Dr. Salaveria and his staff were friendly, knowledgeable, professional, and they listened to me. I recently moved here from out of state and it looks like I've found my new dentist!

Sheridan S. Concord, CA

NO Pain! I am a HUGE baby when it comes to dental work and I am SO impressed. They made me feel comfortable and I am amazed that after a root canal, I had NO PAIN! Highly recommend their services. Their staff was wonderful from Rose at the front office to Brittany who assisted the procedure. Absolutely recommend!!!

Sue J. Concord, CA

My last experience at the dentist was as an uninsured individual about 6-8 years ago and I went to Western Dental. After almost 2 hours in their chair for 2 fillings and they had only gotten one of them done, I walked out of the office and never looked back. A few years went by and all of a sudden one of my molars caved in and I knew I had to get it taken care of. I now have insurance through my work and found Dr. Salaveria through their list of network providers. I saw all the positive reviews here on Yelp (and no negative ones...) and thought it was too good to be true but figured I would give them a shot. Best decision I ever made!

This is by far the best dentist experience I could have dreamed of. I had about 6 fillings done in less time than it took the Western Dental folks to do one. Not to mention he is very gentle and uses different techniques to make me comfortable since I have severe issues with my TMJ. I can almost fall asleep in his chair.
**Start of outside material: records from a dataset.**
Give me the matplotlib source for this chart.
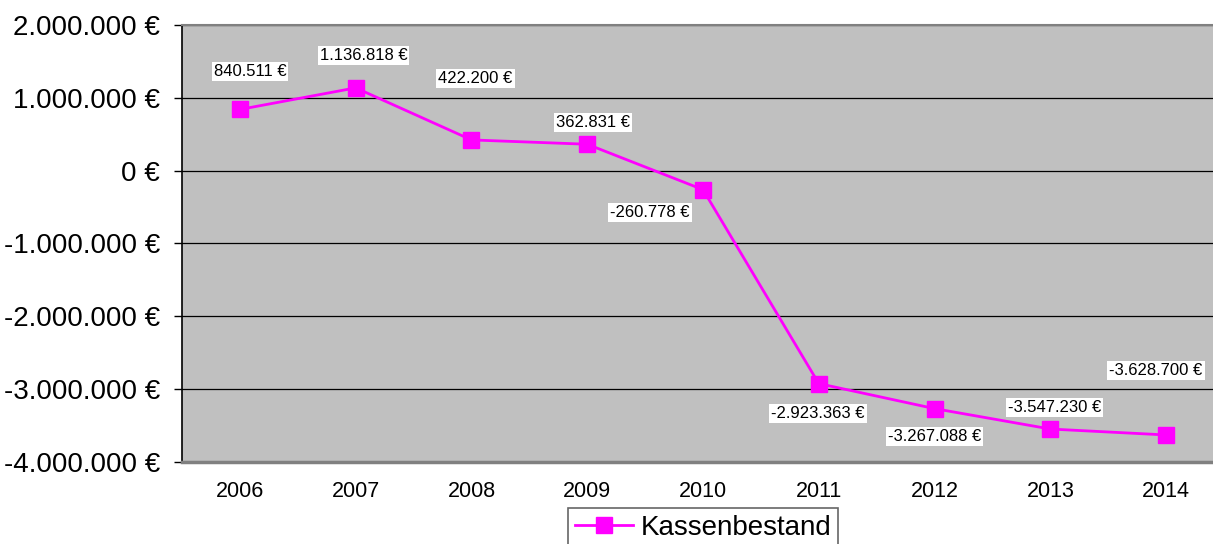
import matplotlib
matplotlib.use("Agg")
import matplotlib.pyplot as plt
from matplotlib.ticker import FuncFormatter, MultipleLocator

plt.rcParams['font.family'] = ['Liberation Sans', 'DejaVu Sans']

years = ['2006', '2007', '2008', '2009', '2010', '2011', '2012', '2013', '2014']
kassenbestand = [840511, 1136818, 422200, 362831, -260778,
                 -2923363, -3267088, -3547230, -3628700]
# label offsets in pixels (dx, dy), screen direction
label_offsets = [(10, 38), (8, 32), (4, 61), (6, 22), (-53, -23),
                 (-1, -30), (0, -28), (4, 22), (-10, 64)]


def euro(v, pos=None):
    s = f"{abs(int(round(v))):,}".replace(",", ".")
    return ("-" if v < 0 else "") + s + " €"


fig = plt.figure(figsize=(12.13, 5.44), dpi=100)
ax = fig.add_axes([182 / 1213, 1 - 462 / 544, 1042 / 1213, 437 / 544])
ax.set_facecolor('#C0C0C0')

x = list(range(len(years)))
line, = ax.plot(x, kassenbestand, color='#FF00FF', lw=2.0, marker='s',
                markersize=11.5, markeredgecolor='#FF00FF', zorder=3,
                label='Kassenbestand')

for xi, v, (dx, dy) in zip(x, kassenbestand, label_offsets):
    ax.annotate(euro(v), (xi, v), xytext=(dx * 0.72, dy * 0.72),
                textcoords='offset points', ha='center', va='center',
                fontsize=12,
                bbox=dict(boxstyle='square,pad=0.12', fc='white', ec='none'),
                zorder=4)

ax.set_xlim(-0.5, len(years) - 0.5)
ax.set_ylim(-4000000, 2000000)
ax.yaxis.set_major_locator(MultipleLocator(1000000))
ax.yaxis.set_major_formatter(FuncFormatter(euro))
ax.set_xticks(x)
ax.set_xticklabels(years)
ax.grid(axis='y', color='black', lw=0.9)
ax.set_axisbelow(True)

ax.tick_params(axis='y', labelsize=20, length=6, width=1, pad=10)
ax.tick_params(axis='x', labelsize=15.5, length=0, pad=14)

for s in ['top', 'right']:
    ax.spines[s].set_color('#808080')
    ax.spines[s].set_linewidth(1.5)
ax.spines['bottom'].set_color('#808080')
ax.spines['bottom'].set_linewidth(2.5)
ax.spines['left'].set_color('black')
ax.spines['left'].set_linewidth(1.2)

leg = fig.legend(handles=[line], loc='upper center',
                 bbox_to_anchor=(703 / 1213, 1 - 508 / 544), fontsize=20,
                 frameon=True, fancybox=False, edgecolor='#404040',
                 handlelength=2.1, handletextpad=0.25, borderpad=0.25,
                 borderaxespad=0)
leg.get_frame().set_linewidth(1.2)

fig.savefig('out.png', dpi=100)
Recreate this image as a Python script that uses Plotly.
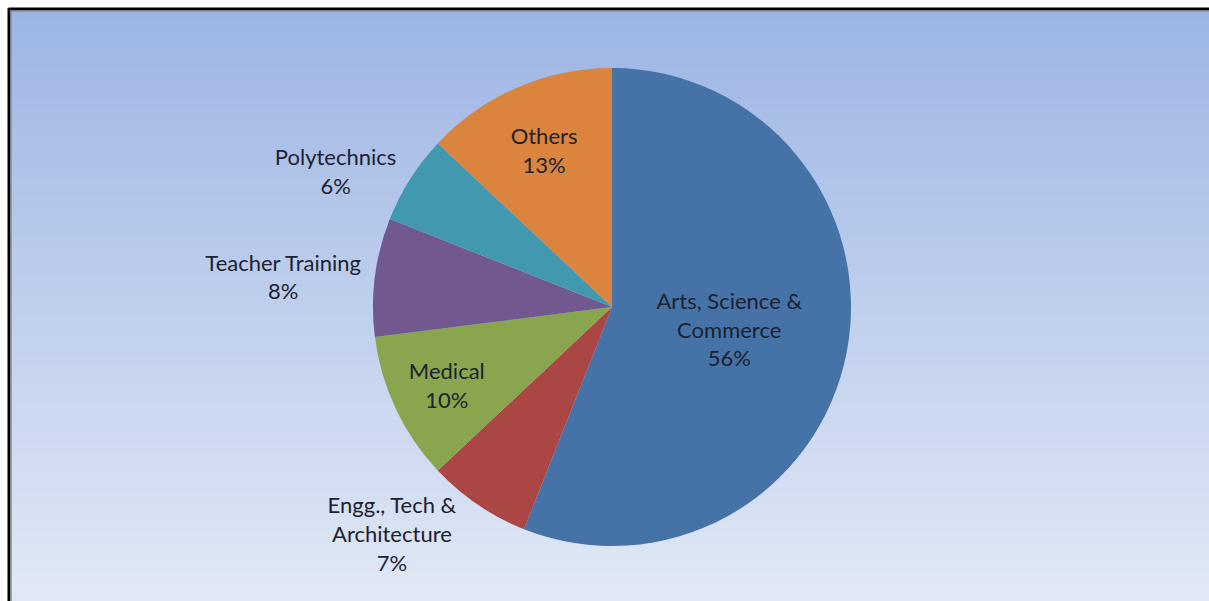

They referred me out for two root canals (which have to be done by a specialist, and who they referred me to was also equally amazing) at this point and I have had one crown put in by them and will be having another crown done shortly. I can honestly say that I look forward to getting the work done with them. ....well... as much as anyone can look forward to dental work that is.

Bottom line: The reviews speak for themselves! Don't doubt it!